You're CIO of a modest-sized state agency with several dozen field offices. The data on your systems is sensitive and requires good processes for integrity, protection and retention. When you analyze the situation as part of your business continuity (BC) plan, you discover your field offices are using unreliable tape-backup systems with no centralized operation at headquarters to replicate the remote data. In other words, you've discovered a major gap in your recovery and continuity plans.

"Reliability was a major problem," said Eddie Chavez, CIO of the New Mexico Administrative Office of the District Attorney (AODA), whose agency mirrors the one described above. "We had no way to ensure backups were getting done, and with what regularity -- on a daily or weekly basis."

As part of its BC planning, the AODA turned to software to back up its Microsoft Exchange and SQL data located at the agency's field offices.

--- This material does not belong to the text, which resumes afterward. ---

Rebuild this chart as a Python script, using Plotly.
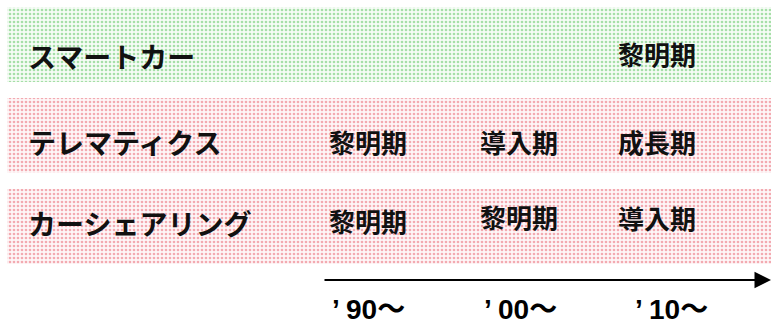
import plotly.graph_objects as go

# Technologies (rows), their stage in each era (columns), and era labels
rows = ["スマートカー", "テレマティクス", "カーシェアリング"]
stages = [
    ["", "", "黎明期"],
    ["黎明期", "導入期", "成長期"],
    ["黎明期", "黎明期", "導入期"],
]
eras = ["’ 90〜", "’ 00〜", "’ 10〜"]

# Layout helpers
band_colors = ["#a6dfa8", "#f3aab1", "#f3aab1"]
band_bg = ["#f6fcf6", "#fef6f7", "#fef6f7"]
col_x = [368, 519, 657]          # centres of the stage columns
era_x = [368, 520, 671]          # centres of the era labels
label_shift = [-11, -6, 4]       # vertical nudges for row labels
stage_shift = [[-9, -9, -9], [-6, -6, -6], [6, 10, 9]]

fig = go.Figure()

for i, name in enumerate(rows):
    fig.add_trace(go.Bar(
        y=[name], x=[764], base=[7], orientation="h", width=0.83,
        marker=dict(
            color=band_bg[i], line=dict(width=0),
            pattern=dict(shape=".", fgcolor=band_colors[i], bgcolor=band_bg[i],
                         size=4, solidity=0.35, fillmode="replace"),
        ),
        hoverinfo="skip", showlegend=False,
    ))

annotations = []
for i, name in enumerate(rows):
    annotations.append(dict(
        x=26, y=name, xref="x", yref="y", text=f"<b>{name}</b>",
        showarrow=False, xanchor="left", yanchor="middle", yshift=label_shift[i],
        font=dict(family="Noto Sans CJK JP", size=28, color="#111111"),
    ))
    for j, s in enumerate(stages[i]):
        if not s:
            continue
        annotations.append(dict(
            x=col_x[j], y=name, xref="x", yref="y", text=f"<b>{s}</b>",
            showarrow=False, xanchor="center", yanchor="middle",
            yshift=stage_shift[i][j],
            font=dict(family="Noto Sans CJK JP", size=26, color="#111111"),
        ))

# Time arrow along the bottom
annotations.append(dict(
    x=771, y=1 - 280 / 326, xref="x", yref="paper",
    ax=323, ay=0, axref="x", ayref="pixel",
    text="", showarrow=True, arrowhead=2, arrowsize=1.5, arrowwidth=2.2,
    arrowcolor="#000000", standoff=0, startstandoff=0,
))

for j, e in enumerate(eras):
    annotations.append(dict(
        x=era_x[j], y=1 - 309 / 326, xref="x", yref="paper", text=f"<b>{e}</b>",
        showarrow=False, xanchor="center", yanchor="middle", borderpad=0,
        font=dict(family="Liberation Sans, Noto Sans CJK JP", size=28, color="#000000"),
    ))

fig.update_layout(
    width=771, height=326,
    margin=dict(l=0, r=0, t=0, b=0),
    paper_bgcolor="white", plot_bgcolor="white",
    bargap=0,
    xaxis=dict(range=[0, 771], visible=False, fixedrange=True),
    yaxis=dict(type="category", categoryorder="array", categoryarray=rows,
               range=[(326 - 44.5) / 91, -44.5 / 91], visible=False, fixedrange=True),
    annotations=annotations,
)

fig.write_html("out.html")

The product, InMage Systems' DR-Scout, automated the existing data-retention process, allowing replication to take place -- in minutes rather than days -- at two regional locations.

The AODA's needs -- and solution -- are typical of what's occurring throughout the public sector as more agencies and IT departments confront the harsh realities of putting a BC plan into place with limited resources.

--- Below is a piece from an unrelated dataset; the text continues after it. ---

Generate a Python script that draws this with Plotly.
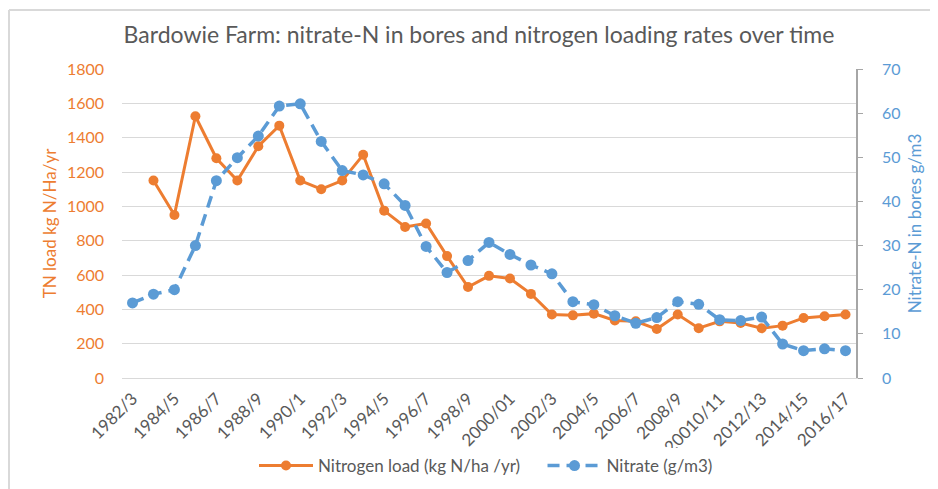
import plotly.graph_objects as go

years = ["1982/3", "1983/4", "1984/5", "1985/6", "1986/7", "1987/8", "1988/9", "1989/90",
         "1990/1", "1991/2", "1992/3", "1993/4", "1994/5", "1995/6", "1996/7", "1997/8",
         "1998/9", "1999/00", "2000/01", "2001/02", "2002/3", "2003/4", "2004/5", "2005/6",
         "2006/7", "2007/8", "2008/9", "2009/10", "20010/11", "2011/12", "2012/13", "2013/14",
         "2014/15", "2015/16", "2016/17"]

nitrogen_load = [None, 1150, 950, 1525, 1280, 1150, 1350, 1470, 1150, 1100, 1150, 1300,
                 975, 880, 900, 710, 530, 595, 580, 490, 370, 365, 375, 335, 330, 285,
                 370, 290, 330, 320, 290, 305, 350, 360, 370]

nitrate = [17.0, 19.0, 20.0, 30.0, 44.7, 49.9, 54.8, 61.6, 62.1, 53.6, 47.0, 46.0, 44.0,
           39.1, 29.8, 23.9, 26.6, 30.7, 28.0, 25.6, 23.6, 17.3, 16.6, 14.1, 12.4, 13.7,
           17.3, 16.7, 13.2, 13.0, 13.8, 7.7, 6.2, 6.6, 6.2]

tick_labels = years[::2]

ORANGE = "#ED7D31"
BLUE = "#5B9BD5"
GRAY = "#595959"
FONT = "Lato"

# page body adds an 8px offset, so the figure is drawn 8px smaller/shifted
W, H = 930, 481
ML, MT = 114, 61
PW, PH = 734, 309

fig = go.Figure()
fig.add_trace(go.Scatter(
    x=years, y=nitrogen_load, name="Nitrogen load (kg N/ha /yr)" + "\u00a0" * 4,
    mode="lines+markers", line=dict(color=ORANGE, width=3),
    marker=dict(color=ORANGE, size=10), connectgaps=False, yaxis="y"))
fig.add_trace(go.Scatter(
    x=years, y=nitrate, name="Nitrate (g/m3)",
    mode="lines+markers", line=dict(color=BLUE, width=3.5, dash="12px,7px"),
    marker=dict(color=BLUE, size=11), yaxis="y2"))

fig.update_layout(
    width=W, height=H,
    margin=dict(l=ML, r=W - ML - PW, t=MT, b=H - MT - PH, autoexpand=False),
    paper_bgcolor="white", plot_bgcolor="white",
    font=dict(family=FONT, color=GRAY),
    title=dict(text="Bardowie Farm: nitrate-N in bores and nitrogen loading rates over time",
               x=(479 - 8) / W, xanchor="center", y=1 - 27 / H, yanchor="middle",
               font=dict(family=FONT, size=23, color=GRAY)),
    xaxis=dict(type="category", categoryorder="array", categoryarray=years,
               range=[-0.5, len(years) - 0.5], automargin=False,
               tickmode="array", tickvals=tick_labels, ticktext=tick_labels,
               tickangle=-45, tickfont=dict(size=17, color=GRAY),
               showgrid=False, showline=True, linecolor="#D9D9D9", linewidth=1,
               zeroline=False, ticks="", ticklabelstandoff=3),
    yaxis=dict(range=[0, 1800], dtick=200, tickfont=dict(size=16, color=ORANGE),
               automargin=False,
               title=dict(text="TN load kg N/Ha/yr", font=dict(size=17, color=ORANGE), standoff=5),
               showgrid=True, gridcolor="#D9D9D9", gridwidth=1, zeroline=False,
               showline=False, ticklabelstandoff=17),
    yaxis2=dict(range=[0, 70], dtick=10, overlaying="y", side="right",
                automargin=False,
                tickfont=dict(size=16, color=BLUE),
                title=dict(text="Nitrate-N in bores g/m3", font=dict(size=17, color=BLUE), standoff=10),
                showgrid=False, zeroline=False, showline=True, linecolor="#A6A6A6",
                linewidth=1.5, ticks="outside", ticklen=5, tickcolor="#A6A6A6",
                ticklabelstandoff=16),
    legend=dict(orientation="h", x=(485 - 8 + 1 - ML) / PW, xanchor="center",
                y=-(466 - 8 - MT - PH) / PH, yanchor="middle",
                font=dict(size=17, color=GRAY), itemwidth=54, tracegroupgap=0),
    showlegend=True,
)

# chart frame (left and top borders)
fl = (1 - ML) / PW
ft = 1 + (MT - 2) / PH
fig.add_shape(type="line", xref="paper", yref="paper", x0=fl, x1=fl, y0=ft, y1=-0.6,
              line=dict(color="#D9D9D9", width=2))
fig.add_shape(type="line", xref="paper", yref="paper", x0=fl, x1=1.2, y0=ft, y1=ft,
              line=dict(color="#D9D9D9", width=2))

fig.write_html("out.html")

John Ferraro, InMage president and CEO, said many government agencies are pressuring IT departments and CIOs to deliver faster recovery times with better services. "[Service-level agreements] have tightened considerably since 9/11," he said.

At the same time, technology costs for storage disks have dropped, while recovery times happen much faster. The result is better solutions at lower cost points, according to Ferraro. "These trends have allowed us to focus on delivering solutions, rather than products to the public sector," said Ferraro.

That's a benefit because government no longer has the people and resources to craft elaborate, internal BC solutions, often reliant on manual processes. "Software now does automatically what was a manual process just a few years ago," he said.